Certain companies, including some major insurers, offer stand-alone jewelry insurance policies. A jewelry insurance policy may be helpful if your home insurance company does not offer a scheduled personal property endorsement. Jewelry insurance policy specifics may vary greatly between companies, but loss, theft and some damage are usually covered.

Frequently asked questions

    • Jewelry insurance is a stand-alone insurance policy that can be purchased from some companies to cover specific pieces. These policies usually list each insured jewelry item, along with its appraised or purchased value, and insure against damage, theft and accidental loss. Jewelry insurance policies may or may not come with a deductible and may have exclusions for things like wear and tear or pest damage.
    • Whether you purchase a stand-alone policy, add a specific endorsement to your home insurance or increase your personal property coverage limits, increasing your jewelry insurance will be an added cost.
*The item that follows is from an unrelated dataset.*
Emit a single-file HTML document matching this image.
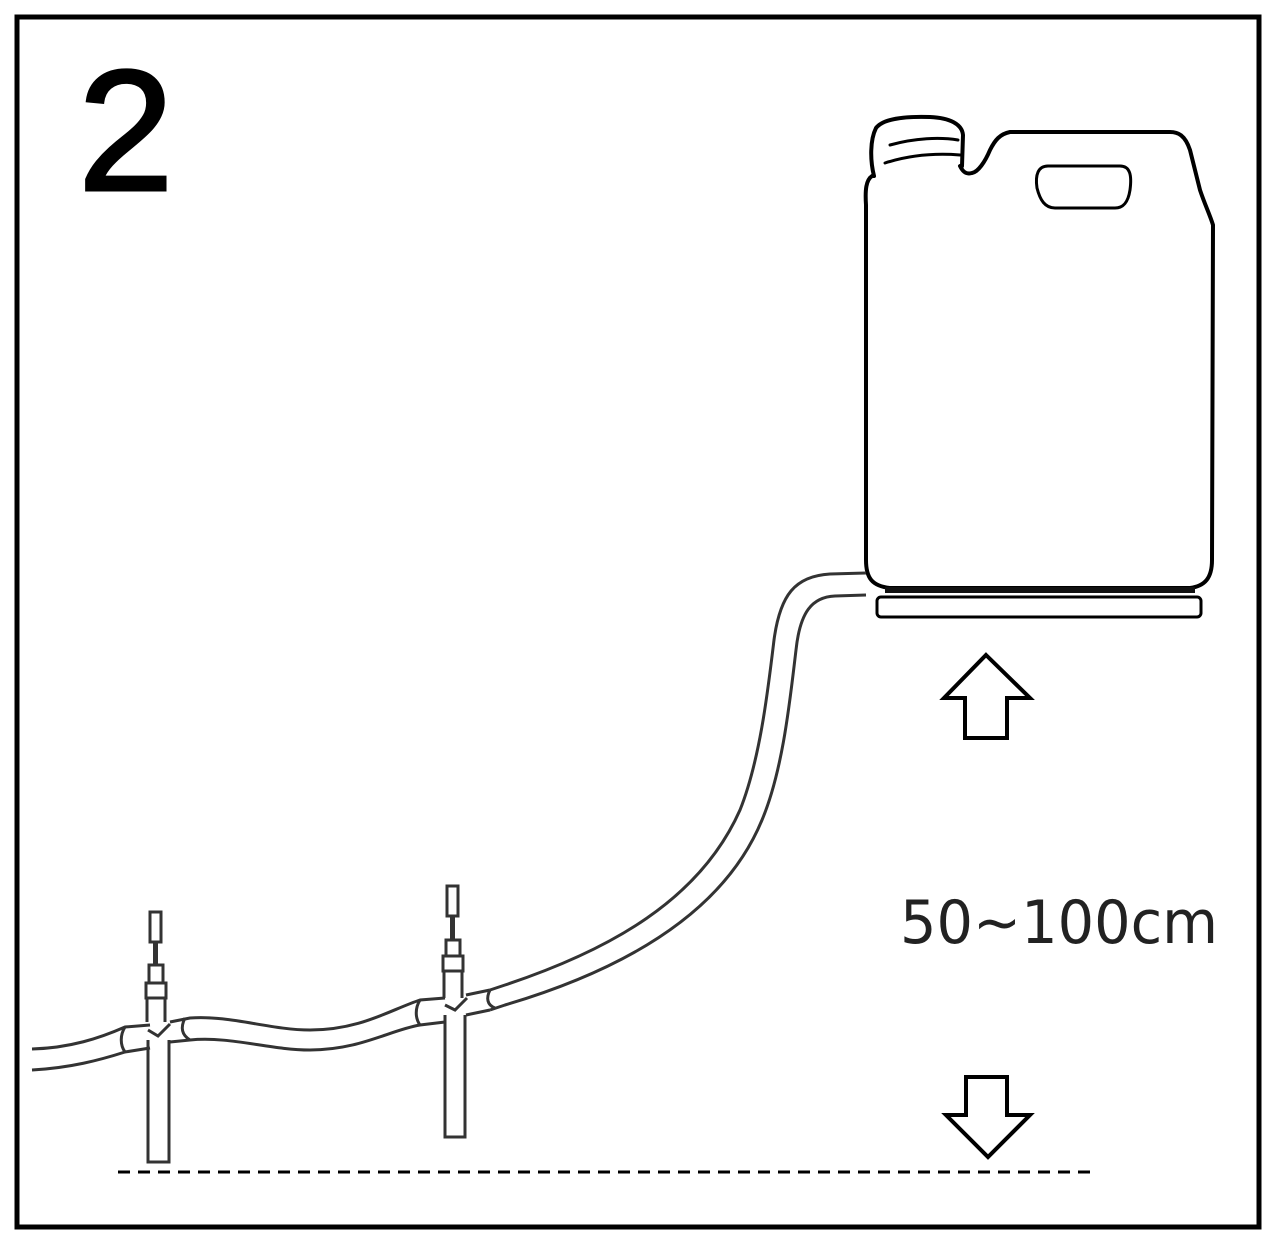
<!DOCTYPE html>
<html><head><meta charset="utf-8"><style>
html,body{margin:0;padding:0;background:#fff;}
svg{display:block;}
</style></head><body>
<svg width="1276" height="1256" viewBox="0 0 1276 1256" xmlns="http://www.w3.org/2000/svg">
<rect x="0" y="0" width="1276" height="1256" fill="#fff"/>
<rect x="17" y="17" width="1242" height="1210" fill="none" stroke="#000" stroke-width="5"/>
<text x="78" y="190" font-family="Liberation Sans, sans-serif" font-size="172" fill="#000" stroke="#000" stroke-width="3">2</text>

<g fill="none" stroke="#000" stroke-width="4" stroke-linejoin="round" stroke-linecap="round">
<path d="M872 176 C866 180 865 190 866 205 L866 560 C866 578 872 586 890 588 L1190 588 C1205 586 1212 578 1212 560 L1213 225 C1210 215 1205 205 1200 190 L1190 150 C1185 135 1178 132 1170 132 L1010 132 C1000 134 995 140 990 150 C985 162 978 172 972 173 C965 175 962 170 960 166"/>
<path d="M874 176 C870 160 870 140 876 128 C882 120 900 116 930 117 C950 118 962 124 963 135 L962 166"/>
<path d="M890 145 C915 138 940 137 958 140" stroke-width="3"/>
<path d="M885 163 C910 155 935 153 960 155" stroke-width="3"/>
<path d="M1048 166 L1120 166 C1130 166 1132 175 1130 190 C1128 203 1123 208 1115 208 L1055 208 C1045 208 1040 200 1037 188 C1035 175 1038 166 1048 166 Z" stroke-width="3"/>
<rect x="877" y="597" width="324" height="20" rx="4" stroke-width="3"/>
</g>
<rect x="885" y="587" width="310" height="6" fill="#111"/>

<g fill="none" stroke="#333" stroke-width="3">
<path d="M866 573 L830 574 C795 576 780 595 774 640 C768 690 760 760 740 810 C700 900 610 950 505 985 L490 990"/>
<path d="M866 595 L835 596 C812 597 800 612 796 650 C790 700 783 770 762 820 C725 910 630 968 505 1005 L490 1010"/>
<path d="M32 1049 C70 1048 100 1038 125 1027 L150 1025"/>
<path d="M32 1070 C70 1068 100 1060 125 1052 L150 1048"/>
<path d="M170 1022 L190 1018 C230 1015 270 1030 310 1030 C360 1030 390 1010 420 1000 L445 998"/>
<path d="M170 1042 L190 1040 C230 1036 270 1050 310 1050 C360 1050 390 1030 420 1025 L445 1022"/>
<path d="M466 995 L490 990"/>
<path d="M466 1015 L490 1010"/>
<path d="M125 1027 C120 1035 120 1045 125 1052"/>
<path d="M185 1018 C180 1028 182 1035 190 1040"/>
<path d="M420 1000 C415 1008 415 1018 420 1025"/>
<path d="M490 990 C486 998 487 1005 495 1008"/>
<rect x="150" y="912" width="11" height="30"/>
<line x1="155.5" y1="942" x2="155.5" y2="965" stroke-width="5"/>
<rect x="149" y="965" width="14" height="18"/>
<rect x="146" y="983" width="20" height="15"/>
<path d="M147 998 L147 1022 M165 998 L165 1022"/>
<path d="M148 1040 L148 1162 L169 1162 L169 1040"/>
<path d="M148 1030 L158 1036 L170 1024"/>
<rect x="447" y="886" width="11" height="30"/>
<line x1="452.5" y1="916" x2="452.5" y2="940" stroke-width="5"/>
<rect x="446" y="940" width="14" height="16"/>
<rect x="443" y="956" width="20" height="15"/>
<path d="M444 971 L444 998 M462 971 L462 998"/>
<path d="M445 1015 L445 1137 L465 1137 L465 1015"/>
<path d="M445 1005 L455 1010 L467 998"/>
</g>

<g fill="#fff" stroke="#000" stroke-width="4" stroke-linejoin="miter">
<path d="M986 655 L1030 698 L1007 698 L1007 738 L965 738 L965 698 L944 698 Z"/>
<path d="M966 1077 L1007 1077 L1007 1115 L1030 1115 L988 1157 L946 1115 L966 1115 Z"/>
</g>
<text x="900" y="943" font-family="DejaVu Sans, Liberation Sans, sans-serif" font-size="60" fill="#222" textLength="318" lengthAdjust="spacingAndGlyphs">50~100cm</text>
<line x1="118" y1="1172" x2="1090" y2="1172" stroke="#000" stroke-width="3" stroke-dasharray="12 8"/>
</svg>
</body></html>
The amount may vary depending on factors like the value of your jewelry and your existing coverage limits. It’s worth shopping around and comparing home insurance quotes to see which company offers the best jewelry coverage for the price.
    • In general, home insurance covers jewelry theft if it happens outside the home, up to policy limits. However, there may be certain stipulations, such as if you’ve indicated to your insurance company that the jewelry is in storage, vaulted or not worn. You can check with your licensed insurance agent to understand how your jewelry coverage works in these circumstances.
    • Yes, typically renters insurance covers jewelry, though it will depend on your policy. Most policies also have a relatively low sublimit for jewelry, meaning that you will only be able to receive the maximum of the sublimit of your renters insurance policy regardless of how much value is lost.